Is this solid yogurt dogfood or is there a use for it? I put it in the frig, until I figure out what it is! It was not there but about 15-16 hours, I normally put it up in 10-12 hours. It tasted alright, just a bit acidic, and very thick!


----------



## buckrun

That is perfect yogurt. Your complaints about too loose in previous threads had me thinking incomplete maturation. I always culture longer than any recipe I ever read-generally 24 hours. I keep my yogurt in my cheese fridge at 55 and it continues to set up and become more flavorful and makes a terrific mother culture. I use a Bulgarian culture. There was chatter on FB about a culture for Greek hanging yogurt for very thick results but it is a different combo of cultures. Why would you use it any differently than your normal yogurt?


----------



## Ozark Lady

My concern is how acidic it is. 

I love the thickness, but I thought maybe I had "soured" it beyond the regular culturing.

It definitely tells you...I AM YOGURT! when you sample it. I kind of like it.


----------



## nightskyfarm

Add some fresh raspberries or blueberries or maple syrup to sweeten it!


----------



## Anita Martin

okay, my yogurt never gets thick....what am I missing? I use a storebought yogurt to culture. Umm, I only cultured overnight in the oven...I like the fridge method better, I think that might keep it warmer. Did you add geletin or not before it became thick?


----------



## Ozark Lady

Most of the over aged yogurt was turned into cheese, it was just too sour to do anything at all with.
So, I got the remainder of the original yogurt container out of the freezer, and made a new batch.
It is much better, and it is runny!
For me, overnight gives a better product, letting it set too long just doesn't work. I may have totally different results with a purchased yogurt culture, I do realize that.

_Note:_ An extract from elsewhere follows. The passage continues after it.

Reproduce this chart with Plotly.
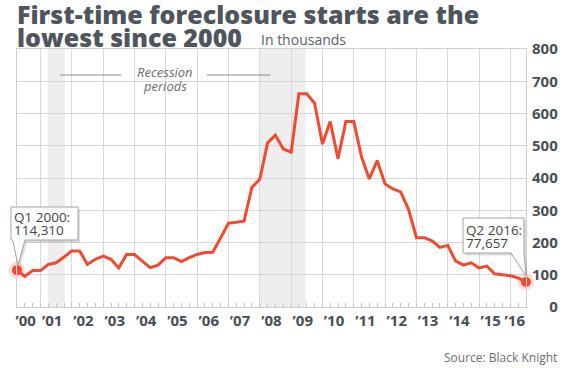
import plotly.graph_objects as go
import pandas as pd

# ---------------- data ----------------
quarters = [f"{y}Q{q}" for y in range(2000, 2017) for q in range(1, 5)][:66]
foreclosure_starts = [
    114.31, 95, 113, 113,
    132, 137, 155, 174,
    174, 132, 148, 158,
    148, 121, 163, 163,
    142, 122, 130, 153,
    153, 141, 153, 163,
    169, 170, 214, 260,
    263, 266, 371, 396,
    509, 533, 490, 480,
    661, 661, 632, 505,
    575, 460, 575, 575,
    466, 397, 454, 381,
    366, 357, 302, 215,
    215, 205, 185, 191,
    143, 130, 137, 121,
    127, 103, 100, 97,
    90, 77.657,
]
year_labels = ["\u2019%02d" % (y % 100) for y in range(2000, 2017)]
y_ticks = [0, 100, 200, 300, 400, 500, 600, 700, 800]
recession_starts = ["2001-03-25", "2007-12-31"]
recession_ends = ["2001-10-08", "2009-06-15"]
first_label = ["Q1 2000:", "114,310"]
last_label = ["Q2 2016:", "77,657"]

# ---------------- geometry ----------------
W, H = 569, 368
ML, MR, MT, MB = 17, 43, 49, 61
PW, PH = W - ML - MR, H - MT - MB
YMAX = 800

dates = pd.PeriodIndex(quarters, freq="Q").end_time.normalize()
x0, x1 = dates[0], dates[-1]
span = (x1 - x0).total_seconds()


def px(xp):
    return (xp - ML) / PW


def py(yp):
    return (H - MB - yp) / PH


def data_px(d, v):
    xp = ML + (pd.Timestamp(d) - x0).total_seconds() / span * PW
    yp = H - MB - v / YMAX * PH
    return xp, yp


RED = "#f04b32"
TXT = "#4a4e55"

fig = go.Figure()

fig.add_trace(go.Scatter(x=dates, y=foreclosure_starts, mode="lines",
                         line=dict(color=RED, width=3), hoverinfo="skip",
                         cliponaxis=False))
ends_x = [dates[0], dates[-1]]
ends_y = [foreclosure_starts[0], foreclosure_starts[-1]]
fig.add_trace(go.Scatter(x=ends_x, y=ends_y, mode="markers",
                         marker=dict(size=17, color="rgba(240,75,50,0.18)"),
                         hoverinfo="skip", cliponaxis=False))
fig.add_trace(go.Scatter(x=ends_x, y=ends_y, mode="markers",
                         marker=dict(size=10, color=RED),
                         hoverinfo="skip", cliponaxis=False))
# invisible trace so the quarter-tick overlay axis is drawn
fig.add_trace(go.Scatter(x=ends_x, y=ends_y, mode="lines", xaxis="x2",
                         line=dict(width=0), hoverinfo="skip", showlegend=False,
                         opacity=0))

shapes = []
for s, e in zip(recession_starts, recession_ends):
    shapes.append(dict(type="rect", xref="x", yref="paper", x0=s, x1=e, y0=0, y1=1,
                       fillcolor="#efeeee", line=dict(width=0), layer="below"))

# leader lines for "Recession periods"
for a, b in [(60, 121.5), (207, 270.5)]:
    shapes.append(dict(type="line", xref="paper", yref="paper",
                       x0=px(a), x1=px(b), y0=py(75), y1=py(75),
                       line=dict(color="#8a8d92", width=1.2)))


def callout(box, base, tip):
    (bx0, by0, bx1, by1) = box
    (ta, tb) = base
    pts = [(bx0, by0), (bx1, by0), (bx1, by1)]
    if tb >= bx1 - 0.5:
        pts += [tip, (ta, by1), (bx0, by1)]
    else:
        pts += [(tb, by1), tip, (ta, by1), (bx0, by1)]
    return pts


def path_of(pts, dx=0, dy=0):
    s = "M " + " L ".join(f"{px(x + dx):.5f},{py(y + dy):.5f}" for x, y in pts) + " Z"
    return s


tx, ty = data_px(dates[0], foreclosure_starts[0])
c1 = callout((11, 207, 78, 240), (12.7, 25), (tx + 1, ty - 5))
tx2, ty2 = data_px(dates[-1], foreclosure_starts[-1])
c2 = callout((463, 218, 524, 253), (511, 524), (tx2, ty2 - 6))
for pts in (c1, c2):
    shapes.append(dict(type="path", xref="paper", yref="paper", path=path_of(pts, 2, 2.5),
                       fillcolor="rgba(0,0,0,0.13)", line=dict(width=0)))
    shapes.append(dict(type="path", xref="paper", yref="paper", path=path_of(pts),
                       fillcolor="white", line=dict(color="#a3a3a3", width=1)))

ann = []


def text(t, x, y, size, color=TXT, anchor="left", italic=False, weight=None):
    f = dict(family="Open Sans", size=size, color=color)
    if weight:
        f["weight"] = weight
    if italic:
        f["style"] = "italic"
    ann.append(dict(text=t, x=px(x), y=py(y), xref="paper", yref="paper",
                    xanchor=anchor, yanchor="middle", showarrow=False, font=f))


text("First-time foreclosure starts are the", 15, 14, 25, color="#50555d", weight=800)
text("lowest since 2000", 15, 37, 25, color="#50555d", weight=800)
text("In thousands", 259, 40, 14, color="#5a5f66")
text("Recession", 165, 71.5, 13, color="#6a6d72", anchor="center", italic=True)
text("periods", 165, 86, 13, color="#6a6d72", anchor="center", italic=True)
text(first_label[0], 11.5, 216.5, 13.5, color="#444")
text(first_label[1], 11.5, 230, 13.5, color="#444")
text(last_label[0], 464, 229.5, 13.5, color="#444")
text(last_label[1], 464, 243, 13.5, color="#444")
text("Source: Black Knight", 559, 357, 12, color="#6a6d72", anchor="right")

# x label positions: a bit before mid-year, ends pulled inside the plot
label_pos = [f"{y}-05-15" for y in range(2000, 2016)] + ["2016-02-20"]
label_pos[0] = "2000-07-10"
year_starts = [f"{y}-01-01" for y in range(2001, 2017)]
quarter_starts = [f"{y}-{m:02d}-01" for y in range(2000, 2017) for m in (1, 4, 7, 10)]
quarter_starts = [q for q in quarter_starts if x0 <= pd.Timestamp(q) <= x1]

y_text = [("\u2007" * (3 - len(str(v)))) + str(v) for v in y_ticks]

fig.update_layout(
    width=W, height=H,
    margin=dict(l=ML, r=MR, t=MT, b=MB),
    paper_bgcolor="white", plot_bgcolor="white",
    showlegend=False,
    shapes=shapes, annotations=ann,
    xaxis=dict(type="date", range=[x0, x1], tickmode="array", tickvals=label_pos,
               ticktext=year_labels, showgrid=False, ticks="", zeroline=False,
               showline=True, mirror=True, linecolor="#cfcfcf", linewidth=1,
               tickfont=dict(family="Open Sans", size=15, color=TXT, weight=700),
               minor=dict(tickmode="array", tickvals=year_starts, showgrid=True,
                          gridcolor="#d9d9d9", gridwidth=1, ticks=""),
               fixedrange=True),
    xaxis2=dict(type="date", range=[x0, x1], overlaying="x", anchor="y", side="bottom",
                tickmode="array", tickvals=quarter_starts, ticks="inside", ticklen=4,
                tickcolor="#c4c4c4", tickwidth=1, showticklabels=False, showgrid=False,
                zeroline=False, showline=False),
    yaxis=dict(range=[0, YMAX], side="right", tickmode="array", tickvals=y_ticks,
               ticktext=y_text, showgrid=True, gridcolor="#d6d6d6", gridwidth=1,
               zeroline=False, showline=True, mirror=True, linecolor="#cfcfcf",
               ticks="outside", ticklen=2, tickcolor="rgba(0,0,0,0)",
               tickfont=dict(family="Open Sans", size=15, color=TXT, weight=700),
               fixedrange=True),
)

fig.write_html("out.html", config={"displayModeBar": False},
               post_script="document.body.style.margin='0';document.body.style.overflow='hidden';")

I get out my blender, put in a cup of hot water, the knox, run the blender, then I add sugar and whatever fruit I want, then, after that mixes (if I don't want the fruit pureed then I blend the sugar before adding it) I add the yogurt like you normally would the cool water. I double or triple the amount of yogurt that I add, since it is already thicker than water would be.

If I am out of knox, I just do the same thing with jello. I find for 2 quarts that I need to add a 1/2 cup of sugar to the jello while it is hot and get it all dissolved good, before I add the fruit and yogurt, then I just put it in the fridge.
Actually, my grandkids just requested two boxes of jello to give more the texture that they expect in yogurt. So, I will need to increase that to one knox or jello per quart.


----------



## nightskyfarm

One packet of Knox per quart is really all you need to thicken it up, I don't think I would use more than that.


----------



## Ozark Lady

Oh I was using 1 box for 2 quarts. You are right one per quart should do the trick. I have more of the yogurt going now that the new mother culture is made.

I really need to order some yogurt and buttermilk cultures.


----------